Volkswagen broke the news to its staff this week, warning that while production was still “unaffected,” the situation could change faster than you can say supply chain disruption. Hours later, it did.
The Wolfsburg plant — home to Europe’s best-selling car for decades — is bracing for a production freeze of the Golf, with Tiguan, Touran, and the China-focused Tayron likely following suit. No one at VW is saying how long the stoppage could last, but “weeks, not days” wouldn’t be an unreasonable guess.
And it’s not just Wolfsburg. Rumours suggest VW’s other German sites — Emden, Hanover, and Zwickau — could face similar slowdowns if chip inventories dry up. To soften the blow, Volkswagen is already in talks with Berlin about Kurzarbeit, the German short-time work scheme designed to save jobs when factories go idle.
So where does that leave Europe’s biggest carmaker? In a bit of a pickle, frankly. The company has no immediate alternative supplier, and qualifying a new one isn’t as simple as switching brands of printer ink. Each microchip has to be painstakingly tested and certified to make sure it plays nicely with the car’s electronics — a process that can take months.

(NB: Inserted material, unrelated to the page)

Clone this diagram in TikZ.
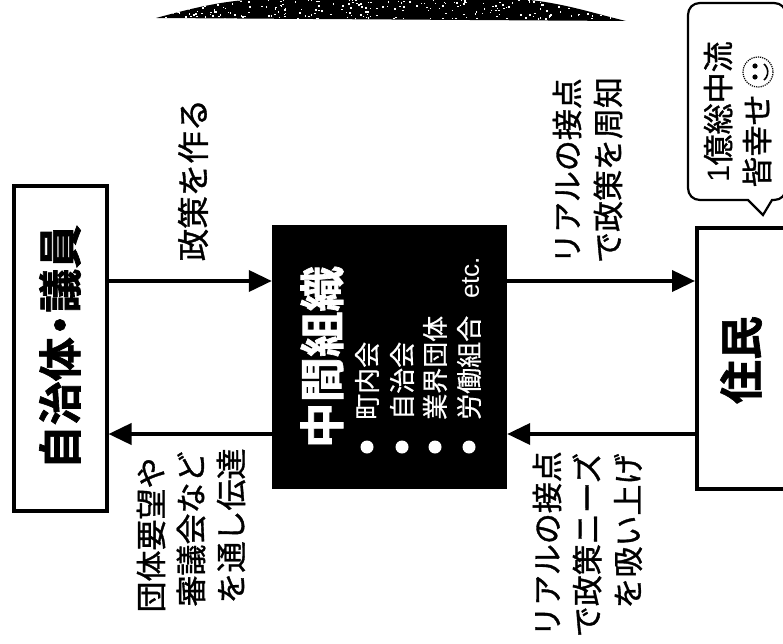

It’s a sobering reminder that even in 2025, with all our talk of autonomy, electrification, and AI, the car industry’s greatest vulnerability can still come down to a few missing silicon wafers.
The Golf — that humble, everyman hatchback that’s weathered oil crises, financial crashes, and emissions scandals — now faces a new kind of existential threat: geopolitics.
Who’d have thought the fate of Wolfsburg’s most iconic car would hinge on a diplomatic cold war between Washington and Beijing?
Still, if there’s one thing Volkswagen’s good at, it’s survival. But for now, the assembly lines that built an empire are, once again, stuck in neutral.